In his book “The Meaning of Human Existence,” Wilson gives us a window into what makes this subgroup special: Each of these super species nests, and also cooperates within a societal structure. If you think about the similarities between a city and an ant colony, you will start to visualize our kinship. We have collectively decided to make a go of it in certain places that are hospitable to our survival and then divided up our labor and resources—in the case of humans, not exactly evenly. 

There are massive differences among these species, of course. Our ability to reason is more advanced, as is our ability to communicate complex abstract concepts. Termites can build subterranean nests, arboreal nests and nest towers that are 30-feet high—but they’ll never have Paris. 

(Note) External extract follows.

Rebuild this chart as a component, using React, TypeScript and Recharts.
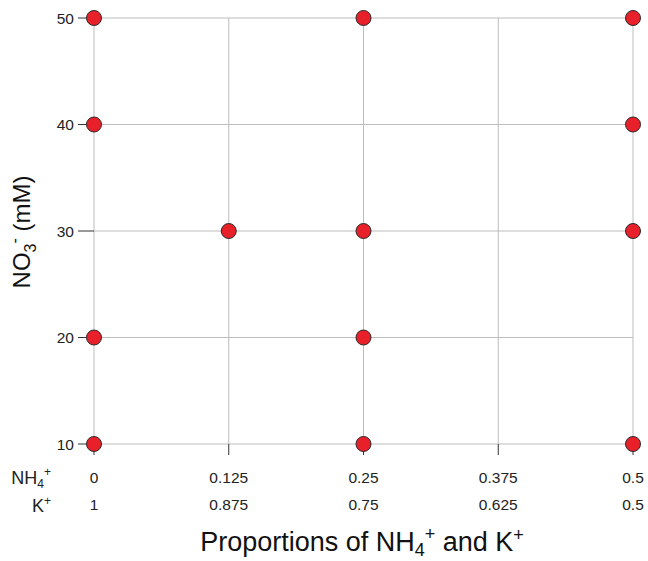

But as with any trait that gives you advantage, it can also be your downfall. Too good at cooperating and at building structures? You may think that there are no limits—that an unlimited number of you can live anywhere on the planet. 

But we’re building houses of cards: We continue to cover up our swamplands with concrete, build houses next to the ocean, and live in climates where extreme heat or extreme cold require extreme amounts of fuel to keep us alive. In doing so, we pump more carbon into the atmosphere, exacerbating the climate change that has taken aim at the houses we’ve built on sand.  

Our perceptions of safety and abundance are comforting but fanciful notions. Perhaps what makes us human is our ability to say, “It’s fine!” as the house falls down. But that’s getting harder to do as the hurricanes grow more destructive, as each drought brings more political destabilization and as each ensuing refugee crisis grows more volatile and heartrending. We can see more clearly that we’ve altered the planet’s chemistry—and that we are losing people and whole cultures as a result. 

We have tried forever, in both spirit and practice, to wall ourselves off from nature, and each other. How long we continue to do so will be the window through which future humans take the measure of our species.

The time is here to use our abilities in the service of better city planning that takes into account social equity and the limits of place, for better building codes that help us mitigate and adapt to climate change, and for energy-efficient design that keeps carbon emissions to a minimum—all initiatives underway in Philadelphia. We are up for the challenge. We must be.

1 Comment

  1. This is the most succinct statement I’ve read in a very long time of what it means to be a human being living in a specific place as a participant in the natural world. Such words benefit from being followed by the ones that emerge naturally from the viewpoint presented: ceiling insulation, caulk, sweaters, walking, biking, windmills, recycling, conservation, local, interdependence, sharing.